Paru dans la Tribune Libre #8
septembre 2006
Le débat sur le futur aéroport de Notre Dame des Landes est bien engagé mais il mobilise peu le citoyen lambda et reste surtout l’apanage de groupes identifiés aux intérêts différents. Dans les conversations de zinc, il n’y a pas de prise de position ferme et on en reste le plus souvent à un «il paraît qu’ils vont le faire», assez peu propice aux grandes envolées lyriques qui font le charme des bistrots.
Tous les élus sont pour, à l’exception des Verts et des communes riveraines. Cette opposition reste cependant relative car on sent bien qu’elle pourrait avoir du mal à résister aux amicales pressions qui peuvent résulter de la négociation électorale pour les uns et du marchandage d’équipements ou de zones d’activité pour les autres. Les riverains s’opposent mais ils ont en face d’eux d’autres riverains, ceux de l’actuel aéroport, plus nombreux qu’eux et très intéressés au transfert. Quelques associations actives posent de bonnes questions et font d’autres propositions que certains élus entendent mais le Préfet et le Président de Nantes métropole rappellent à chaque fois leur détermination forte en faveur du nouvel aéroport.

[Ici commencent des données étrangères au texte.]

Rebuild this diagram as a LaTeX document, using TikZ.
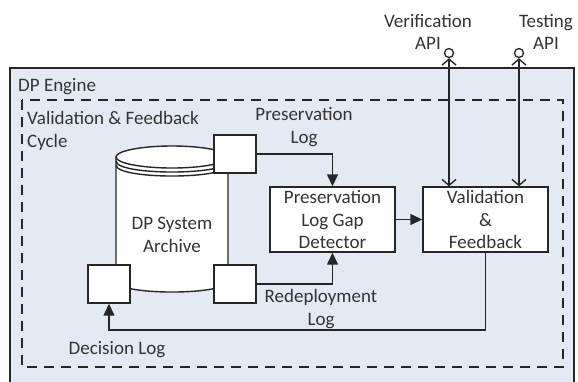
\documentclass[tikz,border=0pt]{standalone}
\usepackage{fontspec}
\setmainfont{Carlito}
\usetikzlibrary{arrows.meta}
\definecolor{bgblue}{HTML}{E4EAF4}
\definecolor{ink}{HTML}{262626}
\definecolor{txt}{HTML}{333333}
\begin{document}
\begin{tikzpicture}[x=1pt,y=-1pt,
  font=\fontsize{19}{22.5}\selectfont,
  every node/.style={text=txt},
  line/.style={draw=ink,line width=1.4pt},
  box/.style={line,fill=white,minimum width=125pt,minimum height=65pt,align=center,inner sep=0pt},
  port/.style={line,fill=white,minimum width=42pt,minimum height=38pt,inner sep=0pt},
  lbl/.style={align=center,inner sep=0pt},
  flow/.style={line,-{Triangle[length=12pt,width=11pt]}},
  api/.style={line,{Straight Barb[length=6pt,width=14pt]}-{Straight Barb[length=6pt,width=14pt]}},
  socket/.style={circle,draw=ink,line width=1.3pt,minimum size=9pt,inner sep=0pt}]
\useasboundingbox (0,0) rectangle (578,381);
\begin{scope}
\clip (0,0) rectangle (578,381);
\draw[line,fill=bgblue] (10,68) rectangle (574,395);
\end{scope}
\draw[line,dash pattern=on 10pt off 7pt] (22,100) rectangle (563,367);
\node[anchor=west,inner sep=0pt] (eng) at (18,87) {DP Engine};
\node[anchor=west,align=left,inner sep=0pt] (cyc) at (27,131) {Validation \& Feedback\\Cycle};
% cylinder
\draw[line,fill=white] (116,157) -- (116,281) .. controls (116,295.7) and (228,295.7) .. (228,281) -- (228,157);
\draw[line,fill=white] (172,157) ellipse [x radius=56, y radius=11];
\draw[line] (116,161) .. controls (116,175.7) and (228,175.7) .. (228,161);
\draw[line] (116,165) .. controls (116,179.7) and (228,179.7) .. (228,165);
\node[lbl] (arch) at (172,235) {DP System\\Archive};
% ports
\node[port] (plog) at (235,154) {};
\node[port] (rlog) at (235,284) {};
\node[port] (dlog) at (109,284) {};
% boxes
\node[box] (det) at (332.5,219.5) {Preservation\\Log Gap\\Detector};
\node[box] (val) at (485.5,219.5) {Validation\\\&\\Feedback};
% api sockets
\node[socket] (vapi) at (449,53) {};
\node[socket] (tapi) at (519,53) {};
\node[lbl] (vtxt) at (428,32) {Verification\\API};
\node[lbl] (ttxt) at (546,32) {Testing\\API};
\draw[api] (vapi.south) -- (vapi.south |- val.north);
\draw[api] (tapi.south) -- (tapi.south |- val.north);
% flows
\draw[flow] (plog.east) -| (det.north);
\draw[flow] (rlog.east) -| (det.south);
\draw[flow] (det.east) -- (val.west);
\coordinate (dl) at (0,330);
\draw[flow] (val.south) -- (val.south |- dl) -| (dlog.south);
% labels
\node[lbl] (pl) at (304,127) {Preservation\\Log};
\node[lbl] (rl) at (321,309) {Redeployment\\Log};
\node[lbl] (dlt) at (117,350) {Decision Log};
\end{tikzpicture}
\end{document}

Tout semble donc se mettre en place pour la réalisation de ce nouvel équipement. Il se fera dans ce qu’on appelle un partenariat public-privé, formule censée soulager les finances publiques mais qui aboutit souvent à ce que l’opérateur privé ajuste sa participation (ce qui est légitime) en fonction de la rentabilité attendue de l’opération et demande aux collectivités de compenser. Vieux principe de la socialisation des pertes et de la privatisation des bénéfices…
Même s’il ne mobilise encore que le microcosme, ce projet constitue l’occasion de se poser de vraies questions sur la nature du développement dans le monde d’aujourd’hui.
Au premier abord, on est plutôt enclin à écouter ceux qui militent en faveur du projet. La nature humaine a besoin de projets, qu’il s’agisse de construire une pyramide pour les siècles futurs ou une cabane au fond de son jardin. Le projet est un moteur et son absence fait souvent régresser. L’Histoire humaine est une Histoire de projets, plus ou moins fous, plus ou moins utiles mais qui tracent une ligne que l’on appelle souvent Progrès. Les opposants aux projets apparaissent alors conservateurs, timorés et manquant d’ambition. Cette dualité de l’ancien et du moderne a rythmé le parcours historique des humains.
Une faille apparaît aujourd’hui qui change la nature du débat. Notre Histoire, notre éducation s’est construite dans la perspective d’un monde « infini » dans lequel le progrès permet de faire toujours plus et toujours mieux. Or, un certain nombre de signes nous indiquent désormais que le monde (au moins celui que les humains sont capables de percevoir) pourrait bien être « fini » et que l’objectif deviendrait plutôt celui de le conserver au mieux.
Dès lors la question des nouvelles formes du développement est posée. Qu’est-ce que la modernité ? De grands projets et de grands travaux encore et toujours ou une faculté d’adaptation au monde en recherchant de nouvelles solutions ? La croissance ou la décroissance ? La première crée de l’activité et de l’emploi mais grignote les ressources dont nous disposons, la seconde semble préserver les ressources mais fige les inégalités criantes et la capacité d’innovation de l’intelligence humaine.
Notre Dame des Landes est-il un projet à l’ancienne, correspondant à des schémas antérieurs ? Est-ce au contraire une infrastructure indispensable et évidente pour le développement ? L’humanité est-elle condamnée au progrès pour survivre et se perpétuer, sachant qu’elle fabrique en même temps les conditions de son déclin ? Si le monde est fini, les capacités humaines le sont-elles ? Le progrès a-t-il changé de sens ? Changer d’orientation, voire revenir en arrière, est-ce un progrès ? Est-ce que reculer peut devenir une autre manière d’avancer ?
Edgar Morin nous indique que cette contradiction humaine de fond ne pourra probablement trouver sa résolution que dans le chaos. La nouvelle religion du développement durable prétend, quant à elle, apporter une solution par une action collective concertée et mondialisée.
Jacques Attali écrivait il y a quelques années que le monde pourrait évoluer vers une société en trois couches. La première serait une toute petite élite qui serait la seule à avoir accès au réel, la dernière serait une petite frange de pauvreté extrême et sauvage. Entre les deux la masse vivrait dans un monde dont les besoins seraient satisfaits par les technologies du virtuel. La mobilité réelle serait un comportement minoritaire et le monde n’obéirait plus aux mêmes règles de développement…
A la terrasse du bar, la réflexion donne mal à la tête. Garçon, remettez une bouteille de rosé, on vient de découvrir que reculer c’est peut-être une autre manière d’avancer, mais dans l’autre sens !!!